The first seven volumes in the series feature a wide range of talent from Japan, Spain, Italy, Israel, USA and Scotland. The results, in other words, are mixed. Day by Day, Ori Gersht and Tracy Ferguson's photo-documentation of their relationship, strays into mere fashion photography, if not total narcissism. Atsuhide Ito's Dear Thank You Yours Sincerely, a series of the artist's rejection letters from galleries, is amusing though not particularly original.


Among the smarter books, Paul McDevitt's Lost Weekend, 274 whimsical drawings (a man with a megaphone shouting into a satellite dish, a bouquet of flowers blooming out a man's ass) done while locked for days in his bare white studio, is part Mike Kelley, part Gary Larson.
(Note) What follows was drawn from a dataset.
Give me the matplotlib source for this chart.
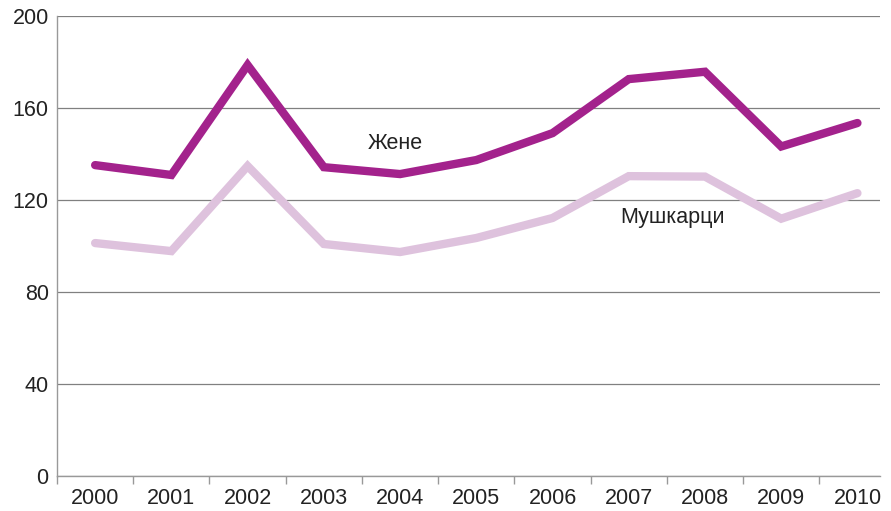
import matplotlib
matplotlib.use("Agg")
import matplotlib.pyplot as plt
import numpy as np

plt.rcParams['font.family'] = ['Liberation Sans', 'DejaVu Sans']

years = ['2000', '2001', '2002', '2003', '2004', '2005', '2006', '2007', '2008', '2009', '2010']
zene = [135.2, 130.9, 178.7, 134.3, 131.3, 137.4, 149.1, 172.6, 175.8, 143.3, 153.5]
muskarci = [101.3, 97.8, 134.8, 100.9, 97.4, 103.5, 112.2, 130.4, 130.2, 111.9, 123.0]

fig = plt.figure(figsize=(8.91, 5.11), dpi=100)
ax = fig.add_axes([0.064, 0.0685, 0.924, 0.9])

x = np.arange(len(years))
ax.plot(x, muskarci, color='#DEC2DD', lw=6, solid_joinstyle='miter', solid_capstyle='round', zorder=3)
ax.plot(x, zene, color='#A3228C', lw=6, solid_joinstyle='miter', solid_capstyle='round', zorder=4)

ax.text(3.94, 144.8, 'Жене', fontsize=15.5, ha='center', va='center', color='#222222')
ax.text(7.58, 112.2, 'Мушкарци', fontsize=15.5, ha='center', va='center', color='#222222')

ax.set_xlim(-0.5, 10.3)
ax.set_ylim(0, 200)
ax.set_yticks([0, 40, 80, 120, 160, 200])
ax.yaxis.grid(True, color='#808080', lw=0.9)
ax.set_axisbelow(True)

ax.set_xticks(x)
ax.set_xticklabels(years)
ax.set_xticks(np.arange(-0.5, 10.5, 1), minor=True)
ax.tick_params(axis='x', which='major', length=0, pad=9, labelsize=15.5, colors='#222222')
ax.tick_params(axis='x', which='minor', length=6, width=1, color='#999999', direction='out')
ax.tick_params(axis='y', length=0, pad=6, labelsize=15.5, colors='#222222')

for side in ['top', 'right']:
    ax.spines[side].set_visible(False)
for side in ['left', 'bottom']:
    ax.spines[side].set_color('#999999')
    ax.spines[side].set_linewidth(1)

fig.savefig('out.png', dpi=100)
And Power Smile, two German teenagers' unsettling photo collection of U.S. senators frozen in face-splitting grins is a subtle examination of the relationship between the physicality of the human face and dynamics of political power.


Upcoming releases will draw work from Finland, Sri Lanka, South Africa and Ukraine. The current series ($8 each, $59 for collection) is available at the Museum of Contemporary Art, the Los Angeles County Museum of Art, the Santa Monica Museum of Contemporary Art, the Diesel store in the Beverly Center, and at www.pocko.com.